This week marks the 125th anniversary of H P Lovecrafts birth. As you all know by now, Lovecraft is my number one author. As seems to happen around this time every year, the debate over the evident racism in Lovecrafts work has once again raised its ugly head. So let’s analyse this a little.
Call of Cthulu is often used as an example of the Lovecrafts racist views; and on the surface this would seem to be true. Professor Angells death caused after he was “jostled by a nautical looking negro” would, by today’s standards, be seen as horrendously racist. And in fairness, that judgement would probably be right.
Now I have just shown you part of a single line from just one story with absolutely zero context. Now if you read the rest of this particular work and delve a bit deeper, you will start to notice something. What initially seems to be racism is more akin to the agoraphobia that was commonplace within the U.S. at the time. One needs to only look as far as the Chinese Exclusion Act for evidence of the attitudes of the time.
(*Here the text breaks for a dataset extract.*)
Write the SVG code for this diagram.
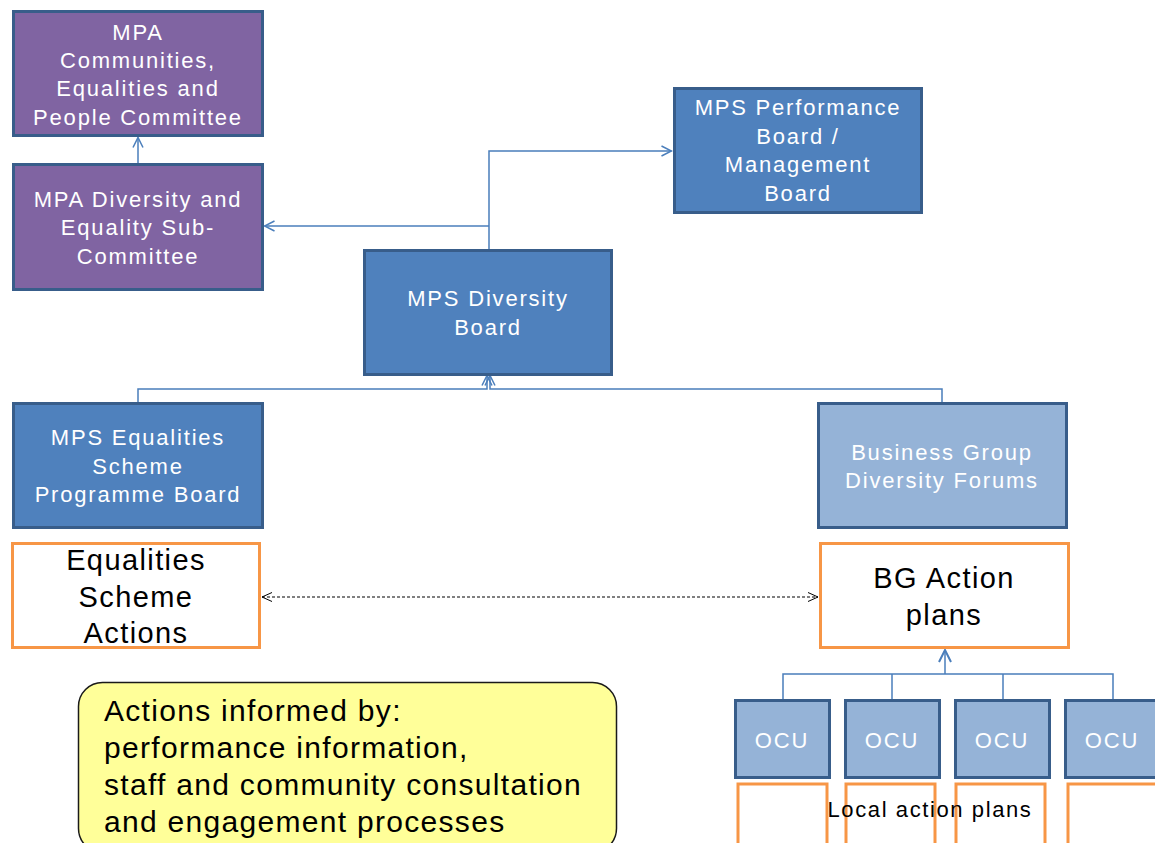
<svg xmlns="http://www.w3.org/2000/svg" width="1155" height="843" viewBox="0 0 1155 843">
  <style>
    .box { stroke: #385d8a; stroke-width: 3; }
    .purple { fill: #8064a2; }
    .blue { fill: #4f81bd; }
    .light { fill: #95b3d7; }
    .plan { fill: #ffffff; stroke: #f79646; stroke-width: 3; }
    .lbl { font-family: "Liberation Sans", Arial, sans-serif; font-size: 22px; letter-spacing: 1.8px; fill: #ffffff; text-anchor: middle; }
    .big { font-family: "Liberation Sans", Arial, sans-serif; font-size: 29px; letter-spacing: 1.4px; fill: #000000; text-anchor: middle; }
    .note { font-family: "Liberation Sans", Arial, sans-serif; font-size: 30px; letter-spacing: 1.3px; fill: #000000; }
    .small { font-family: "Liberation Sans", Arial, sans-serif; font-size: 22px; letter-spacing: 1.6px; fill: #000000; text-anchor: middle; }
    .conn { fill: none; stroke: #4a7ebb; stroke-width: 1.5; }
    .dash { fill: none; stroke: #000000; stroke-width: 1; stroke-dasharray: 3 2; }
  </style>
  <defs>
    <marker id="open" viewBox="0 0 12 12" refX="11" refY="6" markerWidth="12" markerHeight="12" markerUnits="userSpaceOnUse" orient="auto">
      <path d="M1,1 L11,6 L1,11" fill="none" stroke="#4a7ebb" stroke-width="1.5"/>
    </marker>
    <marker id="openBig" viewBox="0 0 14 14" refX="13" refY="7" markerWidth="14" markerHeight="14" markerUnits="userSpaceOnUse" orient="auto">
      <path d="M1,1 L13,7 L1,13" fill="none" stroke="#4a7ebb" stroke-width="2"/>
    </marker>
    <marker id="black" viewBox="0 0 12 12" refX="11" refY="6" markerWidth="12" markerHeight="12" markerUnits="userSpaceOnUse" orient="auto-start-reverse">
      <path d="M1,1.5 L11,6 L1,10.5" fill="none" stroke="#000000" stroke-width="1"/>
    </marker>
  </defs>

  <rect width="1155" height="843" fill="#ffffff"/>

  <!-- connectors -->
  <g id="connectors">
    <line class="conn" x1="138" y1="163" x2="138" y2="137.5" marker-end="url(#open)"/>
    <polyline class="conn" points="489,250 489,151 671.5,151" marker-end="url(#open)"/>
    <polyline class="conn" points="489,226 264.5,226" marker-end="url(#open)"/>
    <polyline class="conn" points="138,402 138,389 487,389 487,375.5" marker-end="url(#open)"/>
    <polyline class="conn" points="942,402 942,389 490,389 490,375.5" marker-end="url(#open)"/>
    <line class="dash" x1="262" y1="597" x2="818" y2="597" marker-start="url(#black)" marker-end="url(#black)"/>
    <polyline class="conn" points="783,700 783,674 1113,674 1113,700"/>
    <line class="conn" x1="892" y1="674" x2="892" y2="700"/>
    <line class="conn" x1="1003" y1="674" x2="1003" y2="700"/>
    <line class="conn" x1="945" y1="674" x2="945" y2="650" stroke-width="2" marker-end="url(#openBig)"/>
  </g>

  <g id="mpa-cep">
    <rect class="box purple" x="13.5" y="11.5" width="249" height="124"/>
    <text class="lbl" x="138" y="40">MPA</text>
    <text class="lbl" x="138" y="68">Communities,</text>
    <text class="lbl" x="138" y="96">Equalities and</text>
    <text class="lbl" x="138" y="125">People Committee</text>
  </g>

  <g id="mpa-des">
    <rect class="box purple" x="13.5" y="164.5" width="249" height="125"/>
    <text class="lbl" x="138" y="207">MPA Diversity and</text>
    <text class="lbl" x="138" y="235">Equality Sub-</text>
    <text class="lbl" x="138" y="264">Committee</text>
  </g>

  <g id="mps-performance">
    <rect class="box blue" x="674.5" y="88.5" width="247" height="124"/>
    <text class="lbl" x="798" y="115">MPS Performance</text>
    <text class="lbl" x="798" y="144">Board /</text>
    <text class="lbl" x="798" y="172">Management</text>
    <text class="lbl" x="798" y="201">Board</text>
  </g>

  <g id="mps-diversity">
    <rect class="box blue" x="364.5" y="250.5" width="247" height="124"/>
    <text class="lbl" x="488" y="306">MPS Diversity</text>
    <text class="lbl" x="488" y="335">Board</text>
  </g>

  <g id="mps-equalities">
    <rect class="box blue" x="13.5" y="403.5" width="249" height="124"/>
    <text class="lbl" x="138" y="445">MPS Equalities</text>
    <text class="lbl" x="138" y="474">Scheme</text>
    <text class="lbl" x="138" y="502">Programme Board</text>
  </g>

  <g id="bg-forums">
    <rect class="box light" x="818.5" y="403.5" width="248" height="124"/>
    <text class="lbl" x="942" y="460" fill="#f2f2f2">Business Group</text>
    <text class="lbl" x="942" y="488" fill="#f2f2f2">Diversity Forums</text>
  </g>

  <g id="es-actions">
    <rect class="plan" x="12.5" y="543.5" width="247" height="104"/>
    <text class="big" x="136" y="570">Equalities</text>
    <text class="big" x="136" y="607">Scheme</text>
    <text class="big" x="136" y="643">Actions</text>
  </g>

  <g id="bg-actions">
    <rect class="plan" x="820.5" y="543.5" width="248" height="104"/>
    <text class="big" x="944" y="588">BG Action</text>
    <text class="big" x="944" y="625">plans</text>
  </g>

  <g id="ocu-1">
    <rect class="box light" x="735.5" y="700.5" width="94" height="77"/>
    <text class="lbl" x="782" y="748">OCU</text>
  </g>
  <g id="ocu-2">
    <rect class="box light" x="845.5" y="700.5" width="94" height="77"/>
    <text class="lbl" x="892" y="748">OCU</text>
  </g>
  <g id="ocu-3">
    <rect class="box light" x="955.5" y="700.5" width="94" height="77"/>
    <text class="lbl" x="1002" y="748">OCU</text>
  </g>
  <g id="ocu-4">
    <rect class="box light" x="1065.5" y="700.5" width="94" height="77"/>
    <text class="lbl" x="1112" y="748">OCU</text>
  </g>

  <g id="local-plans">
    <rect class="plan" x="738" y="784" width="89" height="70"/>
    <rect class="plan" x="846" y="784" width="89" height="70"/>
    <rect class="plan" x="956" y="784" width="89" height="70"/>
    <rect class="plan" x="1068" y="784" width="89" height="70"/>
    <text class="small" x="930" y="817">Local action plans</text>
  </g>

  <g id="note">
    <rect x="78.5" y="682.5" width="538" height="170" rx="24" ry="24" fill="#ffff99" stroke="#1a1a1a" stroke-width="1.5"/>
    <text class="note" x="104" y="721">Actions informed by:</text>
    <text class="note" x="104" y="758">performance information,</text>
    <text class="note" x="104" y="795">staff and community consultation</text>
    <text class="note" x="104" y="832">and engagement processes</text>
  </g>
</svg>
And that is really what it comes down to. We can’t judge the attitudes of 100 years ago by the standards of today. If Lovecraft was alive today and writing, his work would probably be very different. In another hundred years how will our own work be viewed by the people of that time? What we write is a reflection not only of ourselves, but of the times we live in.
So was Lovecraft racist?
Probably; but no more than anybody else of that time. That’s not intended as an apologist statement, just a social observation.